По работам Китса легко судить, какой был строй на дворе: в 1945-м у него еще торжественное празднование Первомая с красными знаменами, а в 1960-х уже абстрактные композиции — в Таллине художники чувствовали себя свободнее, чем в Москве.

Но Соостер не был в Таллине. Освободившись в 1956 году, после реабилитации он пытался там легализоваться. В местном союзе художников с него потребовали представить работы, он поехал рисовать на сланцевые рудники, но такое искусство не подошло. Соостер уехал в Москву, женился на Лидии Серх, с которой познакомился в лагере, стал москвичом. Мастерская Соостера на Сретенском бульваре была расположена бок о бок с кабаковской. Вокруг него все вертелось, он был лидером, гуру, потому что независимость его не была ни выученной, ни вымученной — в отличие от учителя, Соостер не имел склонности к конформизму и торжественных заседаний не писал.

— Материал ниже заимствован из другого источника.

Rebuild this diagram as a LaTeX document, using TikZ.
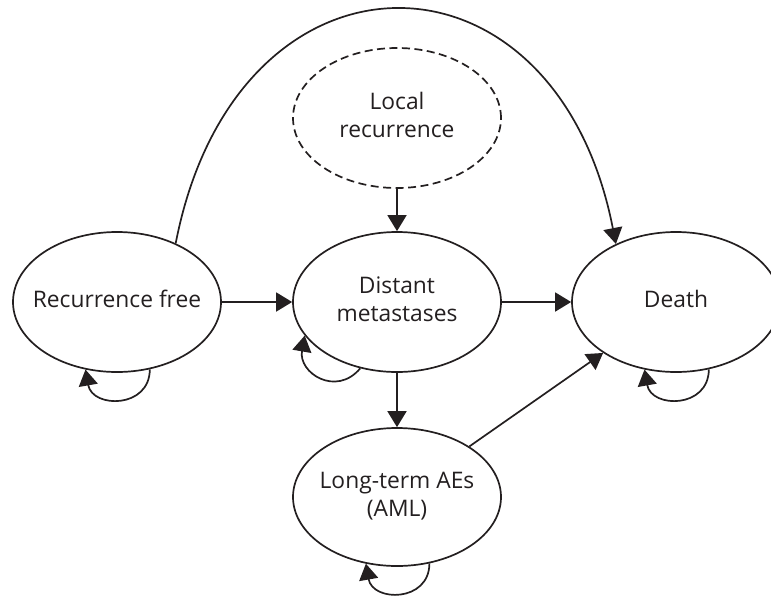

У Соостера не было советского бэкграунда, он был западный человек. И западный художник. Это легко считывается, например, в мультфильме Андрея Хржановского «Стеклянная гармоника». Соостер был московским героем, к 90-летию которого, тем не менее в Москве не устроили даже приличной выставки (маленький галерейный проект и крошечная выставка в посольстве Эстонии в 2014-м — не в счет). На нынешней выставке висят графические «Можжевельники» и абстракция из Третьяковки, оттуда же лагерный рисунок. И четыре ранних живописных автопортрета — из Таллина и Тарту. Три из них 1954 года: автор еще в лагере. Один из этих трех — тот, что автор назвал «Страх», намекает на «Крик» Мунка. Только здесь не придуманный сюжет.